De acordo com o especialista, para a criação do Estado palestino com fronteiras internacionalmente reconhecidas, é preciso que haja negociações com Israel, para definir os limites territoriais e questões relacionadas à segurança, além do status de Jerusalém.
O principal ponto de impasse é qe os israelenses reivindicam toda a cidade de Jerusalém como capital do país por questões históricas e religiosas. Pelos mesmos motivos, palestinos querem que Jerusalém Oriental seja a capital do futuro Estado da Palestina. Em 1947, ficou determinado que a cidade ficaria sob tutela internacional, sem pertencer a nenhum dos povos, mas isso não foi implementado e Israel controla toda a cidade desde 1967.
Sem que a Assembleia-Geral tenha poder vinculativo, o Conselho de Segurança da ONU poderia aprovar resoluções para admitir novos membros nas Nações Unidas.

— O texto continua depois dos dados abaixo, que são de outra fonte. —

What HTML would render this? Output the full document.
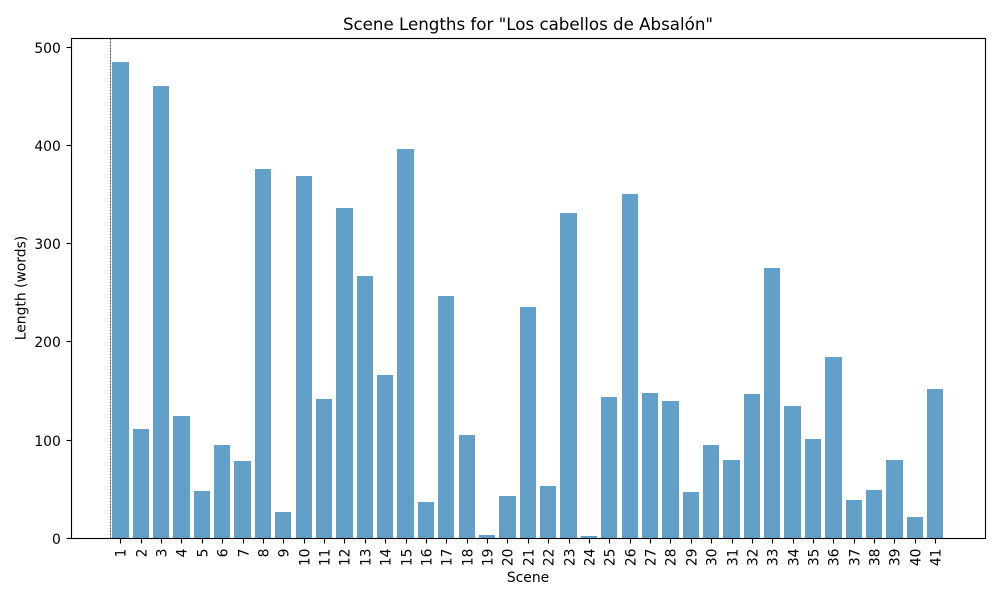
<!DOCTYPE html>
<html lang="en">
<head>
<meta charset="utf-8">
<title>Scene Lengths</title>
<style>
html,body{margin:0;padding:0;background:#fff;}
svg{display:block;font-family:"DejaVu Sans",sans-serif;fill:#000;}
</style>
</head>
<body>
<svg id="chart" width="1000" height="600" viewBox="0 0 1000 600" xmlns="http://www.w3.org/2000/svg">
  <rect width="1000" height="600" fill="#fff"></rect>
  <text x="528" y="30" text-anchor="middle" font-size="16.67">Scene Lengths for "Los cabellos de Absalón"</text>
  <text x="528" y="582" text-anchor="middle" font-size="13.89">Scene</text>
  <text transform="translate(25.5,288) rotate(-90)" text-anchor="middle" font-size="13.89">Length (words)</text>
  <g id="bars"></g>
  <line id="marker" stroke="#444" stroke-width="1" stroke-dasharray="2 1"></line>
  <g id="xticks"></g>
  <g id="yticks"></g>
  <rect x="71.5" y="38.5" width="914" height="500" fill="none" stroke="#000" stroke-width="1.11"></rect>
</svg>
<script>
const scenes = [1,2,3,4,5,6,7,8,9,10,11,12,13,14,15,16,17,18,19,20,21,22,23,24,25,26,27,28,29,30,31,32,33,34,35,36,37,38,39,40,41];
const lengths = [485,111,461,125,48,95,79,376,27,369,142,336,267,166,396,37,247,105,3,43,236,53,331,2,144,351,148,140,47,95,80,147,275,135,101,185,39,49,80,22,152];
const yTickValues = [0,100,200,300,400,500];
const markerPosition = 0.5;

const NS = 'http://www.w3.org/2000/svg';
const xScale = function (v) { return 120.36 + (v - 1) * 20.372; };
const yScale = function (v) { return 538.3 - v * 0.982; };
const barWidth = 0.8;

function svgEl(tag, attrs) {
  const el = document.createElementNS(NS, tag);
  Object.keys(attrs).forEach(function (k) { el.setAttribute(k, attrs[k]); });
  return el;
}

const barsGroup = document.getElementById('bars');
const xGroup = document.getElementById('xticks');
const yGroup = document.getElementById('yticks');

scenes.forEach(function (scene, i) {
  const half = barWidth * (xScale(1) - xScale(0)) / 2;
  const left = Math.round(xScale(scene) - half);
  const right = Math.round(xScale(scene) + half);
  const top = Math.round(yScale(lengths[i]));
  const bottom = Math.floor(yScale(0));
  const bar = svgEl('rect', {
    x: left,
    y: top,
    width: right - left,
    height: bottom - top,
    fill: '#1f77b4',
    'fill-opacity': 0.7,
    'shape-rendering': 'crispEdges'
  });
  
  
  barsGroup.appendChild(bar);

  const px = Math.round(xScale(scene)) + 0.5;
  const tick = svgEl('line', { x1: px, x2: px, y1: 538.5, y2: 543.5, stroke: '#000', 'stroke-width': 1.11 });
  
  
  xGroup.appendChild(tick);

  const label = svgEl('text', {
    transform: 'translate(' + (px + 5) + ',548.5) rotate(-90)',
    'text-anchor': 'end',
    'font-size': 13.89
  });
  label.textContent = String(scene);
  
  
  xGroup.appendChild(label);
});

yTickValues.forEach(function (value) {
  const py = Math.floor(yScale(value)) + 0.5;
  const tick = svgEl('line', { x1: 66.5, x2: 71.5, y1: py, y2: py, stroke: '#000', 'stroke-width': 1.11 });
  
  
  yGroup.appendChild(tick);

  const label = svgEl('text', { x: 60.8, y: py + 5.5, 'text-anchor': 'end', 'font-size': 13.89 });
  label.textContent = String(value);
  
  
  yGroup.appendChild(label);
});

const marker = document.getElementById('marker');
const markerX = Math.floor(xScale(markerPosition)) + 0.5;
marker.setAttribute('x1', markerX);
marker.setAttribute('x2', markerX);
marker.setAttribute('y1', 38.5);
marker.setAttribute('y2', 538);
</script>
</body>
</html>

Essa saída, contudo, não é simples.
Para que uma resolução seja aprovada no órgão, ela precisa ser aprovada sem veto dos cinco membros-permanentes (China, França, Rússia, Reino Unido e Estados Unidos). Os EUA, como aliado histórico de Israel, pode barrar uma resolução a favor da Palestina e da criação do seu Estado.
O reconhecimento da Palestina como um Estado também depende das outras nações. Brustolin aponta, contudo, que este já é um caminho meio andado. “Atualmente, 143 dos 193 países membros da ONU, reconhecem o Estado da Palestina. Isso é o equivalente a 74% dos países das Nações Unidas”, pontua. O Brasil é um desses países e reconhece a Palestina como Estado desde 1975.